Product and Service Risk Factors
Cash-intensive products like prepaid cards, money transfer services, and virtual currencies present greater AML risk. Private banking and offshore accounts catering to high-net-worth individuals also carry elevated risks.
Transaction Risk Factors
Criminals often use micro-money laundering with numerous small transactions to appear legitimate. Real-time payments reduce detection windows, making integrated real-time risk scoring critical.
AI-powered transaction monitoring systems can reduce false positives by learning from investigator feedback.
Geographical Risk Factors
High-risk jurisdictions include North Korea, Iran, Colombia, and Mexico. B2B payments involving multiple intermediaries across diverse jurisdictions face higher compliance risks.
Building a Dynamic Risk Scoring Model
Data Collection and Integration
Effective AML assessments rely on accurate client data including identification details and fund sources.
Advanced data analytics detect hidden patterns and anomalies that rule-based systems might miss.
Assigning Risk Scores
Appropriate weighting of risk factors ensures balanced evaluation. Adjusting weights allows organizations to emphasize relevant categories and improve assessment accuracy without complete system rebuilds.
Continuous Monitoring and Re-evaluation
Ongoing monitoring adapts to evolving client profiles and proactively mitigates threats. While traditionally batch-based, many systems now incorporate real-time monitoring for faster payment demands.
Regular analysis and updates of customer risk scores are vital for maintaining compliance.
Special Considerations in AML Risk Scoring
Institutions must ensure risk scoring systems remain dynamic, capable of adapting to customer risk changes, transaction patterns, and emerging threats. Managing false positives and false negatives requires regular calibration leveraging advanced analytics and feedback from ongoing monitoring.
Alignment with regulatory expectations and global AML regulations is essential. Regulators expect firms to demonstrate comprehensive models accounting for customer risk, product/service risk, delivery channel risk, and geographic risk.
Cross Border Transactions
Cross-border transactions involve multiple parties, currencies, and jurisdictions, making them attractive for money laundering. Risk-based approaches include:
- Thorough customer due diligence.
- Regular risk assessments.
- Controls tailored to specific international transfer risks.
Leveraging Technology in AML Risk Scoring
AI and Machine Learning
AI and machine learning:
- Process large data volumes quickly and efficiently.
- Enhance accuracy and consistency of risk scoring.
- Power advanced transaction monitoring reducing false alarms.
- Enable predictive analytics forecasting potential money laundering risks.
AI-powered transaction monitoring solutions lead to a significant drop in suspicious activity, reflecting improved accuracy and efficiency.
RegTech Solutions
RegTech platforms like DetectX offer advanced sanctions and PEP screening, customizable risk scoring, and transaction monitoring.
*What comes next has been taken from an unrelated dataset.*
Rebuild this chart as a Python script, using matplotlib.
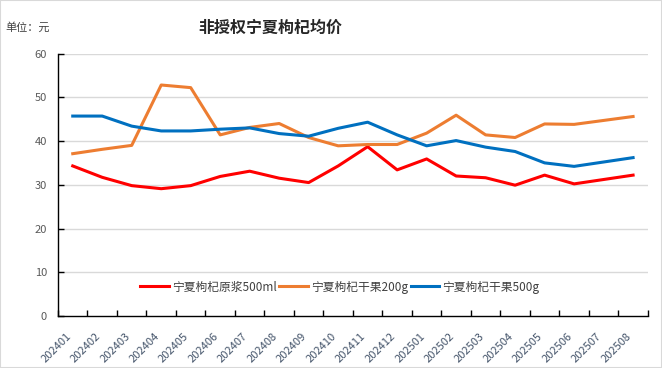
import matplotlib

matplotlib.use("Agg")
import matplotlib.pyplot as plt
import numpy as np
from matplotlib.patches import Rectangle

plt.rcParams["font.family"] = ["Noto Sans CJK SC", "DejaVu Sans"]

months = [
    "202401", "202402", "202403", "202404", "202405", "202406", "202407",
    "202408", "202409", "202410", "202411", "202412", "202501", "202502",
    "202503", "202504", "202505", "202506", "202507", "202508",
]
juice_500ml = [34.3, 31.7, 29.8, 29.1, 29.8, 31.9, 33.1, 31.5, 30.5, 34.3,
               38.7, 33.4, 35.9, 32.0, 31.6, 29.9, 32.2, 30.2, 31.2, 32.2]
dried_200g = [37.1, 38.1, 39.0, 52.8, 52.2, 41.4, 43.1, 44.0, 40.8, 38.9,
              39.2, 39.2, 41.8, 45.9, 41.4, 40.8, 43.9, 43.8, 44.7, 45.6]
dried_500g = [45.7, 45.7, 43.4, 42.3, 42.3, 42.7, 43.0, 41.7, 41.1, 42.9,
              44.3, 41.4, 38.9, 40.1, 38.6, 37.6, 35.0, 34.2, 35.2, 36.2]
series_names = ["宁夏枸杞原浆500ml", "宁夏枸杞干果200g", "宁夏枸杞干果500g"]
yticks = [0, 10, 20, 30, 40, 50, 60]

fig = plt.figure(figsize=(6.62, 3.68), dpi=100)
ax = fig.add_axes([0.0876, 0.1413, 0.891, 0.7133])

x = np.arange(len(months))
ax.plot(x, juice_500ml, color="#FF0000", lw=2.2, label=series_names[0], solid_joinstyle="round")
ax.plot(x, dried_200g, color="#ED7D31", lw=2.2, label=series_names[1], solid_joinstyle="round")
ax.plot(x, dried_500g, color="#0070C0", lw=2.2, label=series_names[2], solid_joinstyle="round")

ax.set_xlim(-0.5, len(months) - 0.5)
ax.set_ylim(0, 60)
ax.set_yticks(yticks)
ax.set_xticks(x)
ax.set_xticklabels(months, rotation=45, ha="right", va="top", fontsize=8, color="#44546A")
ax.set_xticks(np.arange(-0.5, len(months)), minor=True)
ax.tick_params(axis="x", which="major", length=0, pad=11)
ax.tick_params(axis="x", which="minor", direction="in", length=4, width=1, color="black")
ax.tick_params(axis="y", direction="in", length=4, width=1, color="black",
               labelsize=8, labelcolor="#595959", pad=8)

for v in yticks[1:]:
    ax.axhline(v, color="#D9D9D9", lw=1, zorder=0)

for s in ["top", "right"]:
    ax.spines[s].set_visible(False)
for s in ["left", "bottom"]:
    ax.spines[s].set_color("black")
    ax.spines[s].set_linewidth(1)

ax.legend(loc="center", bbox_to_anchor=(0.478, 0.11), ncol=3, frameon=False,
          fontsize=8.5, handlelength=2.4, handletextpad=0.3, columnspacing=0.2,
          labelcolor="#404040")

fig.text(0.408, 0.925, "非授权宁夏枸杞均价", ha="center", va="center",
         fontsize=11.5, fontweight="bold", color="#262626")
fig.text(0.008, 0.925, "单位：元", ha="left", va="center", fontsize=8, color="#404040")

fig.patches.append(Rectangle((0, 0), 1, 1, transform=fig.transFigure, fill=False,
                             edgecolor="#D9D9D9", lw=1.5))

fig.savefig("out.png", dpi=100)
Selection criteria include scalability and customization for effective risk management and regulatory compliance.
Best Practices for Implementing AML Risk Scoring
Customising Risk Models
Customizing models to reflect unique risks across different industries and customer profiles enhances effectiveness. Tailoring investigation tools to align with specific regulatory expectations and business requirements strengthens risk management.
Training and Development
A significant number of companies work in silos, which hinders the detection of financial crimes.
Continuous training on evolving threats, regulatory changes, and best practices improves compliance efforts and detection capabilities.
Regulatory Compliance
Automated risk scoring improves compliance efficiency and consistency. Institutions must demonstrate proactive AML risk mitigation under changing global regulations. Maintaining adverse media databases and ensuring compliance with GDPR, PDPA, and CCPA enhances compliance and minimizes scrutiny.
Common Challenges and Solutions
Major challenges include inefficient resource allocation from subjective judgments and inability to detect risk changes among existing customers. Solutions involve adopting data-driven approaches and continuously updating models to reflect evolving money laundering tactics.
Summary
AML risk scoring is critical for robust compliance frameworks. Understanding dynamic model components, identifying critical risk factors, and leveraging AI and RegTech solutions significantly enhance compliance efforts. Implementing best practices for customization, training, and regulatory alignment strengthens AML systems.
A proactive and dynamic approach to AML risk management is essential for staying ahead of potential threats.